I'm using Kubernetes replicas to run 'run-to-completion' tasks.

I currently increase the number of replicas when we have a work item to complete on a queue and the container immediately consumes the item. As the desired replicas has never changed, Kubernetes kicks off a new replica which then finds that there's nothing to do and so terminates immediately (and repeat). If I scale down the replicas before a container has finished (i.e. as soon as a queue item is consumed), one of the replicas that are doing work terminates prematurely.

Is there a way to reduce the replicas and not enforce termination?

-- Matt Brown
amazon-eks
aws-eks
kubernetes
message-queue
queue

2 Answers

9/21/2019

If you find yourself in the same situation as me, have a look at Argo: https://argoproj.github.io/argo/

-- Matt Brown
Source: StackOverflow

9/19/2019

You can add the termination grace period for all pods so when container terminates it's wait for some time.

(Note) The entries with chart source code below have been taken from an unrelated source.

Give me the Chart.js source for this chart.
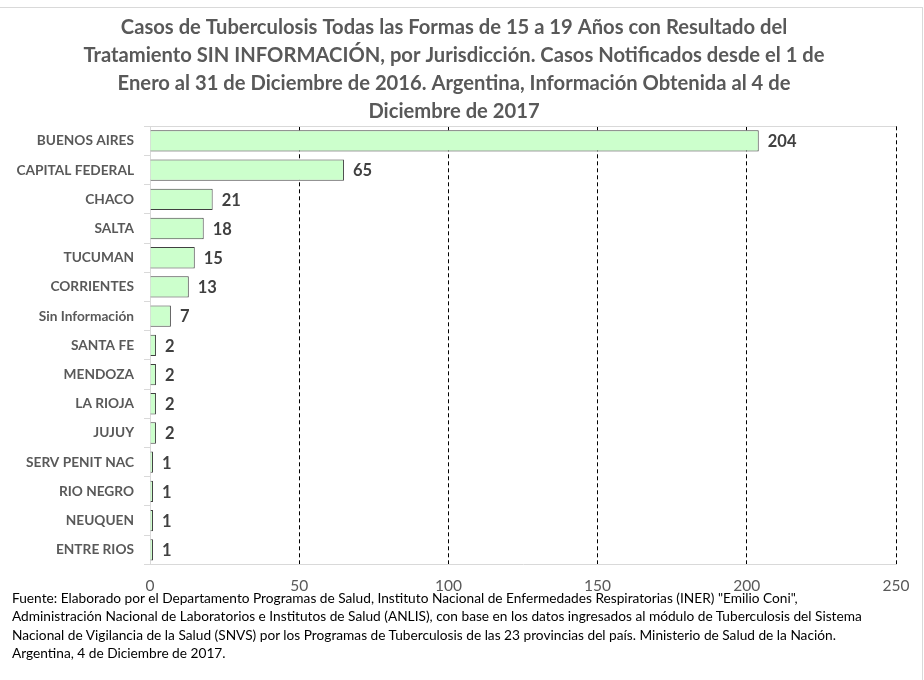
<!DOCTYPE html>
<html><head><meta charset="utf-8">
<script src="https://cdn.jsdelivr.net/npm/chart.js@4"></script>
<style>
html,body{margin:0;padding:0;background:#fff;}
#wrap{position:relative;width:924px;height:680px;overflow:hidden;}
#frame{position:absolute;left:-2px;top:7px;width:925px;height:700px;border:1px solid #d9d9d9;box-sizing:border-box;}
canvas{position:absolute;left:0;top:0;}
#foot{position:absolute;left:12px;top:589px;font-family:Lato,"Open Sans",sans-serif;font-size:13.7px;line-height:18.4px;color:#000;white-space:nowrap;}
</style></head>
<body><div id="wrap"><div id="frame"></div><canvas id="c" width="924" height="680"></canvas><div id="foot"></div></div>
<script>
const categories = ["BUENOS AIRES","CAPITAL FEDERAL","CHACO","SALTA","TUCUMAN","CORRIENTES","Sin Información","SANTA FE","MENDOZA","LA RIOJA","JUJUY","SERV PENIT NAC","RIO NEGRO","NEUQUEN","ENTRE RIOS"];
const values = [204,65,21,18,15,13,7,2,2,2,2,1,1,1,1];
const xTicks = [0,50,100,150,200,250];
const titleLines = [
  "Casos de Tuberculosis Todas las Formas de 15 a 19 Años con Resultado del",
  "Tratamiento SIN INFORMACIÓN, por Jurisdicción. Casos Notificados desde el 1 de",
  "Enero al 31 de Diciembre de 2016. Argentina, Información Obtenida al 4 de",
  "Diciembre de 2017"
];
const footerLines = [
  "Fuente: Elaborado por el Departamento Programas de Salud, Instituto Nacional de Enfermedades Respiratorias (INER) \"Emilio Coni\",",
  "Administración Nacional de Laboratorios e Institutos de Salud (ANLIS), con base en los datos ingresados al módulo de Tuberculosis del Sistema",
  "Nacional de Vigilancia de la Salud (SNVS) por los Programas de Tuberculosis de las 23 provincias del país. Ministerio de Salud de la Nación.",
  "Argentina, 4 de Diciembre de 2017."
];
const foot = document.getElementById('foot');
footerLines.forEach(l => { const d = document.createElement('div'); d.textContent = l; foot.appendChild(d); });

const FONT = 'Lato, "Open Sans", sans-serif';

const valueLabels = {
  id: 'valueLabels',
  afterDatasetsDraw(chart) {
    const ctx = chart.ctx;
    const meta = chart.getDatasetMeta(0);
    ctx.save();
    ctx.font = 'bold 16.5px ' + FONT;
    ctx.fillStyle = '#404040';
    ctx.textBaseline = 'middle';
    ctx.textAlign = 'left';
    meta.data.forEach((bar, i) => {
      ctx.fillText(String(chart.data.datasets[0].data[i]), bar.x + 9, bar.y + 1);
    });
    ctx.restore();
  }
};
const topLine = {
  id: 'topLine',
  beforeDatasetsDraw(chart) {
    const {ctx, chartArea} = chart;
    ctx.save();
    ctx.strokeStyle = '#d9d9d9';
    ctx.lineWidth = 1;
    ctx.beginPath();
    ctx.moveTo(chartArea.left, Math.round(chartArea.top) + 0.5);
    ctx.lineTo(chartArea.right, Math.round(chartArea.top) + 0.5);
    ctx.stroke();
    ctx.restore();
  }
};

new Chart(document.getElementById('c'), {
  type: 'bar',
  data: {
    labels: categories,
    datasets: [{
      data: values,
      backgroundColor: '#CCFFCC',
      borderColor: '#404040',
      borderWidth: 1,
      barPercentage: 0.73,
      categoryPercentage: 1.0
    }]
  },
  plugins: [valueLabels, topLine],
  options: {
    indexAxis: 'y',
    responsive: false,
    animation: false,
    devicePixelRatio: 1,
    layout: { padding: { left: 12, right: 28, top: 0, bottom: 73 } },
    plugins: {
      legend: { display: false },
      tooltip: { enabled: false },
      title: {
        display: true,
        text: titleLines,
        color: '#595959',
        font: { family: FONT, size: 20.2, weight: 'bold', lineHeight: 1.39 },
        padding: { top: 13, bottom: 1 }
      }
    },
    scales: {
      x: {
        min: 0, max: 250,
        afterBuildTicks(scale) { scale.ticks = xTicks.map(v => ({ value: v })); },
        ticks: { color: '#595959', font: { family: FONT, size: 15.5 }, padding: 12 },
        grid: {
          drawTicks: false,
          color: ctx => (ctx.tick && ctx.tick.value === 0) ? 'rgba(0,0,0,0)' : '#000000',
          lineWidth: 1
        },
        border: { display: true, color: '#d9d9d9', dash: [4, 3] }
      },
      y: {
        afterFit(scale) { scale.width = 138; },
        ticks: { color: '#595959', font: { family: FONT, size: 13.7, weight: 'bold' }, padding: 10 },
        grid: { offset: true, drawOnChartArea: false, drawTicks: true, tickLength: 6, color: '#d9d9d9' },
        border: { display: true, color: '#d9d9d9' }
      }
    }
  }
});
</script>
</body></html>
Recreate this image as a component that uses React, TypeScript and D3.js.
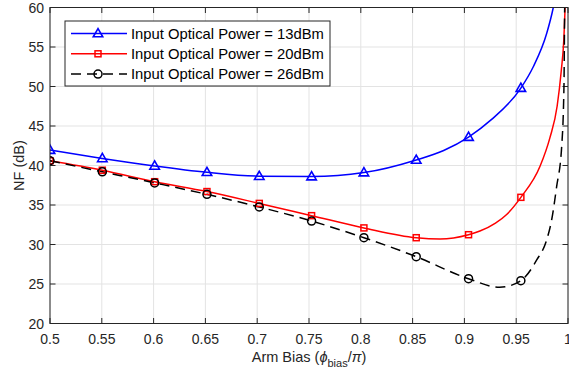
import React from "react";
import * as d3 from "d3";

// ---- data ----
const xTicks = [0.5, 0.55, 0.6, 0.65, 0.7, 0.75, 0.8, 0.85, 0.9, 0.95, 1];
const xTickLabels = ["0.5", "0.55", "0.6", "0.65", "0.7", "0.75", "0.8", "0.85", "0.9", "0.95", "1"];
const yTicks = [20, 25, 30, 35, 40, 45, 50, 55, 60];

const markerX = [0.5, 0.5505, 0.601, 0.6515, 0.702, 0.7525, 0.803, 0.8535, 0.904, 0.9545];
const blueMarkers = [41.95, 40.9, 39.95, 39.15, 38.65, 38.6, 39.1, 40.7, 43.6, 49.8];
const redMarkers = [40.6, 39.4, 37.95, 36.7, 35.2, 33.65, 32.1, 30.86, 31.24, 35.97];
const blackMarkers = [40.6, 39.2, 37.8, 36.35, 34.75, 32.97, 30.86, 28.46, 25.67, 25.42];

const blueCurveX = [0.5, 0.5505, 0.601, 0.6515, 0.702, 0.7525, 0.803, 0.8535, 0.88, 0.904, 0.926, 0.9545, 0.9665, 0.9794, 0.9858, 0.99];
const blueCurveY = [41.95, 40.9, 39.95, 39.15, 38.65, 38.6, 39.1, 40.7, 41.9, 43.6, 45.8, 49.8, 52.5, 56.7, 60, 63];

const redCurveX = [0.5, 0.5505, 0.601, 0.6515, 0.702, 0.7525, 0.803, 0.8535, 0.8765, 0.904, 0.915, 0.93, 0.9408, 0.9545, 0.973, 0.9825, 0.9895, 0.9935, 0.996, 0.9972, 0.998];
const redCurveY = [40.6, 39.4, 37.95, 36.7, 35.2, 33.65, 32.1, 30.86, 30.7, 31.24, 31.7, 32.7, 33.8, 35.97, 39.9, 43.5, 47.5, 52, 56, 60, 63];

const blackCurveX = [0.5, 0.5505, 0.601, 0.6515, 0.702, 0.7525, 0.803, 0.8535, 0.904, 0.934, 0.9545, 0.9698, 0.9794, 0.9842, 0.989, 0.9939, 0.9961, 0.9968, 0.9975];
const blackCurveY = [40.6, 39.2, 37.8, 36.35, 34.75, 32.97, 30.86, 28.46, 25.67, 24.58, 25.42, 28.04, 30.57, 33.1, 37.3, 42.4, 50, 60, 63];

const legendLabels = [
  "Input Optical Power = 13dBm",
  "Input Optical Power = 20dBm",
  "Input Optical Power = 26dBm",
];

const W = 569;
const H = 377;
const L = 50, R = 568, T = 7.5, B = 323.5;
const FONT = "'Liberation Sans', Arial, Helvetica, sans-serif";
const AX = "#262626";

function Marker({ kind, x, y, color }: { kind: string; x: number; y: number; color: string }) {
  if (kind === "tri") {
    const s = 9.5;
    const h = s * 0.866;
    const pts = `${x},${y - h * 0.6} ${x - s / 2},${y + h * 0.4} ${x + s / 2},${y + h * 0.4}`;
    return <polygon points={pts} fill="none" stroke={color} strokeWidth={1.6} />;
  }
  if (kind === "sq") {
    return <rect x={x - 3} y={y - 3} width={6} height={6} fill="none" stroke={color} strokeWidth={1.5} />;
  }
  return <circle cx={x} cy={y} r={4} fill="none" stroke={color} strokeWidth={1.5} />;
}

export default function App() {
  const x = d3.scaleLinear().domain([0.5, 1]).range([L, R]);
  const y = d3.scaleLinear().domain([20, 60]).range([B, T]);
  const line = d3
    .line<[number, number]>()
    .x((d) => x(d[0]))
    .y((d) => y(d[1]))
    .curve(d3.curveMonotoneX);

  const series = [
    { cx: blueCurveX, cy: blueCurveY, m: blueMarkers, color: "#0000ff", kind: "tri", dash: undefined },
    { cx: redCurveX, cy: redCurveY, m: redMarkers, color: "#ff0000", kind: "sq", dash: undefined },
    { cx: blackCurveX, cy: blackCurveY, m: blackMarkers, color: "#000000", kind: "circ", dash: "10,6" },
  ];

  const tick = 5.5;

  return (
    <svg
      width={W}
      height={H}
      style={{ position: "absolute", left: 0, top: 0, background: "#fff" }}
      fontFamily={FONT}
    >
      <defs>
        <clipPath id="plotclip">
          <rect x={L} y={T} width={R - L} height={B - T} />
        </clipPath>
      </defs>
      <rect x={0} y={0} width={W} height={H} fill="#fff" />
      {/* grid */}
      {xTicks.map((t) => (
        <line key={"gx" + t} x1={x(t)} x2={x(t)} y1={T} y2={B} stroke="#e3e3e3" strokeWidth={1} />
      ))}
      {yTicks.map((t) => (
        <line key={"gy" + t} x1={L} x2={R} y1={y(t)} y2={y(t)} stroke="#e3e3e3" strokeWidth={1} />
      ))}
      {/* ticks */}
      {xTicks.map((t) => (
        <g key={"tx" + t}>
          <line x1={x(t)} x2={x(t)} y1={B} y2={B - tick} stroke={AX} strokeWidth={1} />
          <line x1={x(t)} x2={x(t)} y1={T} y2={T + tick} stroke={AX} strokeWidth={1} />
        </g>
      ))}
      {yTicks.map((t) => (
        <g key={"ty" + t}>
          <line x1={L} x2={L + tick} y1={y(t)} y2={y(t)} stroke={AX} strokeWidth={1} />
          <line x1={R} x2={R - tick} y1={y(t)} y2={y(t)} stroke={AX} strokeWidth={1} />
        </g>
      ))}
      {/* curves */}
      <g clipPath="url(#plotclip)">
        {series.map((s, i) => (
          <path
            key={"c" + i}
            d={line(s.cx.map((v, j) => [v, s.cy[j]] as [number, number])) || ""}
            fill="none"
            stroke={s.color}
            strokeWidth={1.5}
            strokeDasharray={s.dash}
          />
        ))}
        {series.map((s, i) =>
          s.m.map((v, j) => (
            <Marker key={"m" + i + "-" + j} kind={s.kind} x={x(markerX[j])} y={y(v)} color={s.color} />
          ))
        )}
      </g>
      {/* box */}
      <rect x={L} y={T} width={R - L} height={B - T} fill="none" stroke={AX} strokeWidth={1} />
      {/* tick labels */}
      {xTicks.map((t, i) => (
        <text key={"lx" + t} x={x(t)} y={344} textAnchor="middle" fontSize={14} fill={AX}>
          {xTickLabels[i]}
        </text>
      ))}
      {yTicks.map((t) => (
        <text key={"ly" + t} x={44} y={y(t) + 5} textAnchor="end" fontSize={14} fill={AX}>
          {t}
        </text>
      ))}
      {/* axis labels */}
      <text x={(L + R) / 2} y={362} textAnchor="middle" fontSize={14.5} fill={AX}>
        Arm Bias (<tspan fontStyle="italic">ϕ</tspan>
        <tspan fontSize={11} dy={5}>bias</tspan>
        <tspan dy={-5}>/</tspan>
        <tspan fontStyle="italic">π</tspan>)
      </text>
      <text
        transform={`translate(24, ${(T + B) / 2}) rotate(-90)`}
        textAnchor="middle"
        fontSize={14.5}
        fill={AX}
      >
        NF (dB)
      </text>
      {/* legend */}
      <rect x={65} y={21} width={265} height={65} fill="#fff" stroke={AX} strokeWidth={1} />
      {series.map((s, i) => {
        const ly = 33.5 + i * 20.3;
        return (
          <g key={"lg" + i}>
            <line x1={71} x2={127} y1={ly} y2={ly} stroke={s.color} strokeWidth={1.5} strokeDasharray={s.dash} />
            <Marker kind={s.kind} x={98} y={ly} color={s.color} />
            <text x={131} y={ly + 5.2} fontSize={14.8} fill="#000">
              {legendLabels[i]}
            </text>
          </g>
        );
      })}
    </svg>
  );
}
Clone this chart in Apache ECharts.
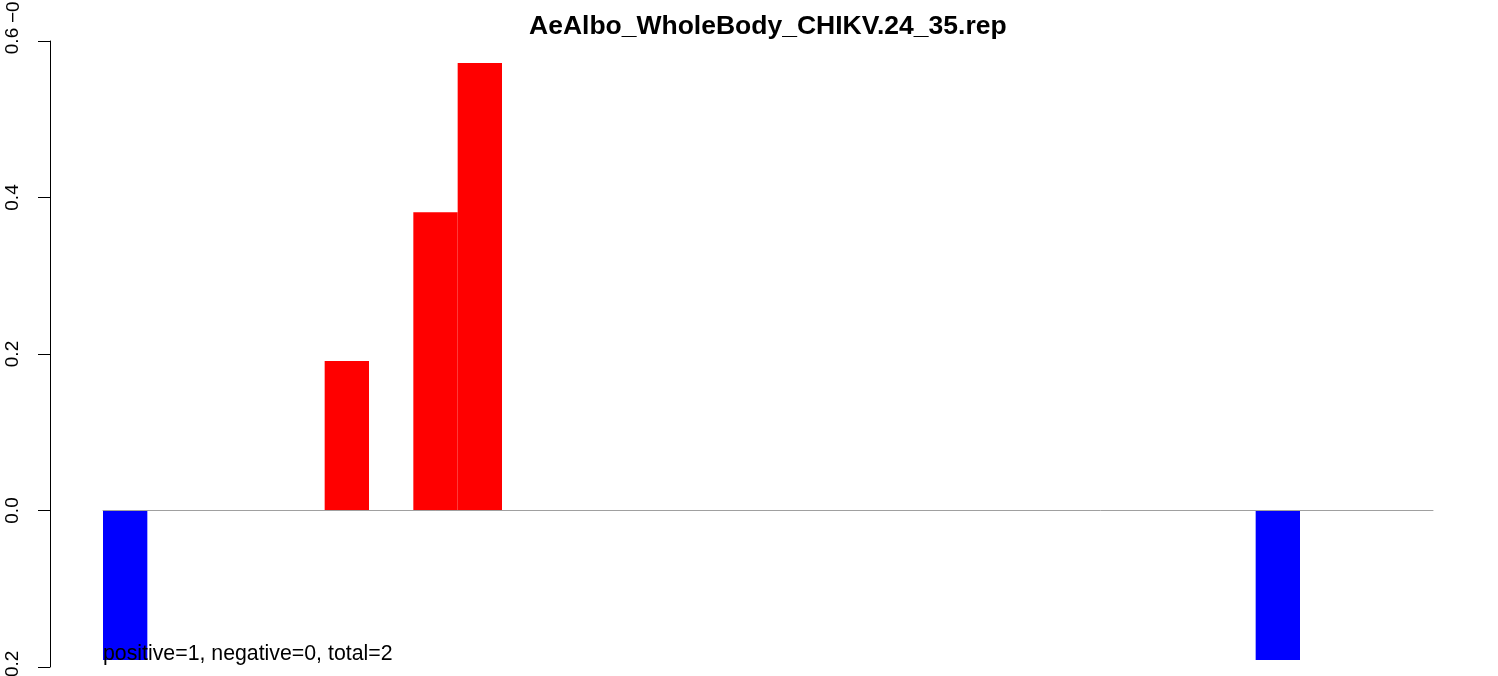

you can also add the SIG term in lifecycle also that particular pod donot take next item from queue.

lifecycle:
          preStop:
            exec:
              # SIGTERM triggers a quick exit; gracefully terminate instead
              command: ["/usr/sbin/nginx","-s","quit"]

you can also have look at this : https://cloud.google.com/blog/products/gcp/kubernetes-best-practices-terminating-with-grace

-- Harsh Manvar
Source: StackOverflow